____ DATA PROVIDED

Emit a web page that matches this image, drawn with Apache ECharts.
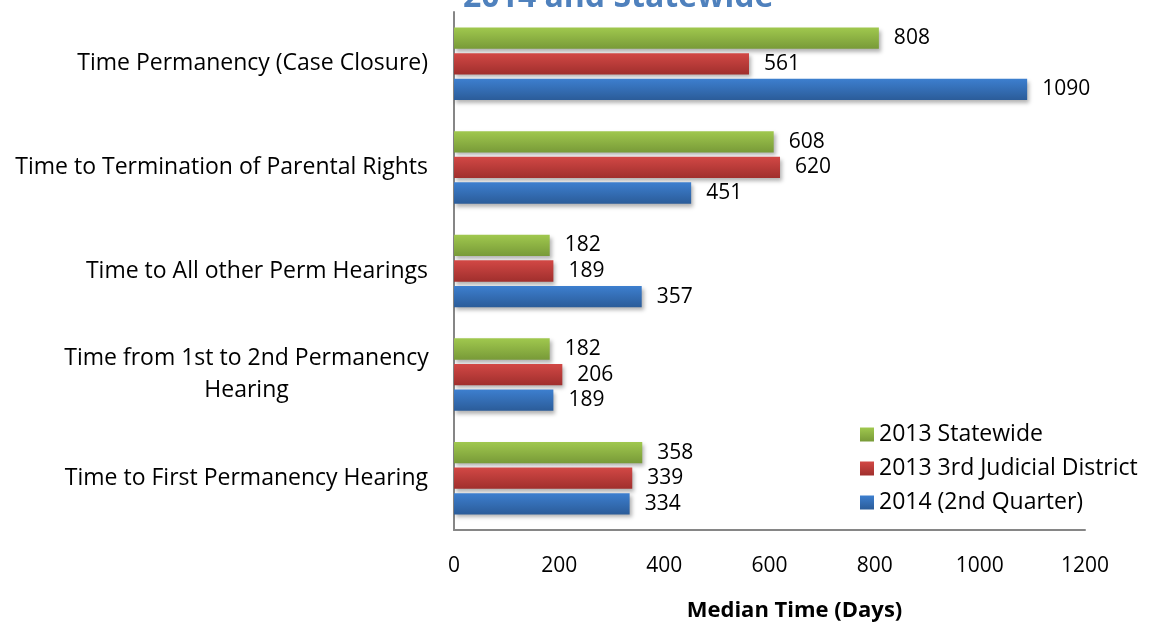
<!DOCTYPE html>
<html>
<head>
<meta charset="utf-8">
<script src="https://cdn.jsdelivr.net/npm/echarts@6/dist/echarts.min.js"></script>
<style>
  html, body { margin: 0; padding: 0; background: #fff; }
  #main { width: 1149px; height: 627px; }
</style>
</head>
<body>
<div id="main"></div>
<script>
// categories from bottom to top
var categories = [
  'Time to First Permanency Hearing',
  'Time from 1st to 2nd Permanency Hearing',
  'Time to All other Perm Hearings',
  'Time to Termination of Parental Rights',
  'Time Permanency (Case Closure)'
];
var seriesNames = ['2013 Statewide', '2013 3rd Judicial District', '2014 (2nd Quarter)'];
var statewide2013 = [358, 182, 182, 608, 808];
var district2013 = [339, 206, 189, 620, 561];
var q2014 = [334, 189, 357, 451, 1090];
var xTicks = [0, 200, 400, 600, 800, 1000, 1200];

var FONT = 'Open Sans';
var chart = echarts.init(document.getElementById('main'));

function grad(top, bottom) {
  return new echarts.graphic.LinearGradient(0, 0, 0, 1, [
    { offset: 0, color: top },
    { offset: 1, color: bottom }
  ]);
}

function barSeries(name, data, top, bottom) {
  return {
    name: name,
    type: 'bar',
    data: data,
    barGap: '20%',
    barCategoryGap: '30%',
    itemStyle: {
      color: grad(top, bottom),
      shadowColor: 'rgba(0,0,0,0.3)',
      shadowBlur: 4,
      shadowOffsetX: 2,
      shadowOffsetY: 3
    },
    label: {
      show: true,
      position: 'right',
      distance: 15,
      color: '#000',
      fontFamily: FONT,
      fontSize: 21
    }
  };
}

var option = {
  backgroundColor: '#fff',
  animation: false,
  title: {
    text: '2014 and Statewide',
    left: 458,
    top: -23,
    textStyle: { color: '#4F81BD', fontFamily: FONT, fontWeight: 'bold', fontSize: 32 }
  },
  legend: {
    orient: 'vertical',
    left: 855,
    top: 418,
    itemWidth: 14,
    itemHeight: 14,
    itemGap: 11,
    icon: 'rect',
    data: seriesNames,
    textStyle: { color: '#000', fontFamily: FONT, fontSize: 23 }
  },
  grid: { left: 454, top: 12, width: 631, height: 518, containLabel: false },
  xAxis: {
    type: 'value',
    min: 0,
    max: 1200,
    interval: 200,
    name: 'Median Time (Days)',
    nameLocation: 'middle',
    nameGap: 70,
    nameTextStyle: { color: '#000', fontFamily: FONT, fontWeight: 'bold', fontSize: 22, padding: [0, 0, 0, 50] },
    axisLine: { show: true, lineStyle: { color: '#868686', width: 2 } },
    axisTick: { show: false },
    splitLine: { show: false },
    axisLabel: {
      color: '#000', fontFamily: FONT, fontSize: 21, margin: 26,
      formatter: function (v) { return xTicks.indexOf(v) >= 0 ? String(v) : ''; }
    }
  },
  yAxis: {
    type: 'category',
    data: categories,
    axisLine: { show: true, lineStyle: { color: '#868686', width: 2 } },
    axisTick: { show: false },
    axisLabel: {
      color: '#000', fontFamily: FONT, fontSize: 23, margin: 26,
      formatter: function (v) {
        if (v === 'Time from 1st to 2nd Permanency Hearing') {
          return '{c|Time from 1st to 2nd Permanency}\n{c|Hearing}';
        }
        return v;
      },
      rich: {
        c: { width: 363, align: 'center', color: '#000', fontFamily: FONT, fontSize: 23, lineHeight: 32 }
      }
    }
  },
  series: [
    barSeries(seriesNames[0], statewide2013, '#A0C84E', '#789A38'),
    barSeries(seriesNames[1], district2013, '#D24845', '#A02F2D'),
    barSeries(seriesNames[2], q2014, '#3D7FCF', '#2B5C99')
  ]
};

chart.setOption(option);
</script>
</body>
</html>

________

#### TASK OBJECTIVE
Except for the pictures, copy the material above exactly.

#### TASK SOLUTION
Emit a web page that matches this image, drawn with Apache ECharts.
<!DOCTYPE html>
<html>
<head>
<meta charset="utf-8">
<script src="https://cdn.jsdelivr.net/npm/echarts@6/dist/echarts.min.js"></script>
<style>
  html, body { margin: 0; padding: 0; background: #fff; }
  #main { width: 1149px; height: 627px; }
</style>
</head>
<body>
<div id="main"></div>
<script>
// categories from bottom to top
var categories = [
  'Time to First Permanency Hearing',
  'Time from 1st to 2nd Permanency Hearing',
  'Time to All other Perm Hearings',
  'Time to Termination of Parental Rights',
  'Time Permanency (Case Closure)'
];
var seriesNames = ['2013 Statewide', '2013 3rd Judicial District', '2014 (2nd Quarter)'];
var statewide2013 = [358, 182, 182, 608, 808];
var district2013 = [339, 206, 189, 620, 561];
var q2014 = [334, 189, 357, 451, 1090];
var xTicks = [0, 200, 400, 600, 800, 1000, 1200];

var FONT = 'Open Sans';
var chart = echarts.init(document.getElementById('main'));

function grad(top, bottom) {
  return new echarts.graphic.LinearGradient(0, 0, 0, 1, [
    { offset: 0, color: top },
    { offset: 1, color: bottom }
  ]);
}

function barSeries(name, data, top, bottom) {
  return {
    name: name,
    type: 'bar',
    data: data,
    barGap: '20%',
    barCategoryGap: '30%',
    itemStyle: {
      color: grad(top, bottom),
      shadowColor: 'rgba(0,0,0,0.3)',
      shadowBlur: 4,
      shadowOffsetX: 2,
      shadowOffsetY: 3
    },
    label: {
      show: true,
      position: 'right',
      distance: 15,
      color: '#000',
      fontFamily: FONT,
      fontSize: 21
    }
  };
}

var option = {
  backgroundColor: '#fff',
  animation: false,
  title: {
    text: '2014 and Statewide',
    left: 458,
    top: -23,
    textStyle: { color: '#4F81BD', fontFamily: FONT, fontWeight: 'bold', fontSize: 32 }
  },
  legend: {
    orient: 'vertical',
    left: 855,
    top: 418,
    itemWidth: 14,
    itemHeight: 14,
    itemGap: 11,
    icon: 'rect',
    data: seriesNames,
    textStyle: { color: '#000', fontFamily: FONT, fontSize: 23 }
  },
  grid: { left: 454, top: 12, width: 631, height: 518, containLabel: false },
  xAxis: {
    type: 'value',
    min: 0,
    max: 1200,
    interval: 200,
    name: 'Median Time (Days)',
    nameLocation: 'middle',
    nameGap: 70,
    nameTextStyle: { color: '#000', fontFamily: FONT, fontWeight: 'bold', fontSize: 22, padding: [0, 0, 0, 50] },
    axisLine: { show: true, lineStyle: { color: '#868686', width: 2 } },
    axisTick: { show: false },
    splitLine: { show: false },
    axisLabel: {
      color: '#000', fontFamily: FONT, fontSize: 21, margin: 26,
      formatter: function (v) { return xTicks.indexOf(v) >= 0 ? String(v) : ''; }
    }
  },
  yAxis: {
    type: 'category',
    data: categories,
    axisLine: { show: true, lineStyle: { color: '#868686', width: 2 } },
    axisTick: { show: false },
    axisLabel: {
      color: '#000', fontFamily: FONT, fontSize: 23, margin: 26,
      formatter: function (v) {
        if (v === 'Time from 1st to 2nd Permanency Hearing') {
          return '{c|Time from 1st to 2nd Permanency}\n{c|Hearing}';
        }
        return v;
      },
      rich: {
        c: { width: 363, align: 'center', color: '#000', fontFamily: FONT, fontSize: 23, lineHeight: 32 }
      }
    }
  },
  series: [
    barSeries(seriesNames[0], statewide2013, '#A0C84E', '#789A38'),
    barSeries(seriesNames[1], district2013, '#D24845', '#A02F2D'),
    barSeries(seriesNames[2], q2014, '#3D7FCF', '#2B5C99')
  ]
};

chart.setOption(option);
</script>
</body>
</html>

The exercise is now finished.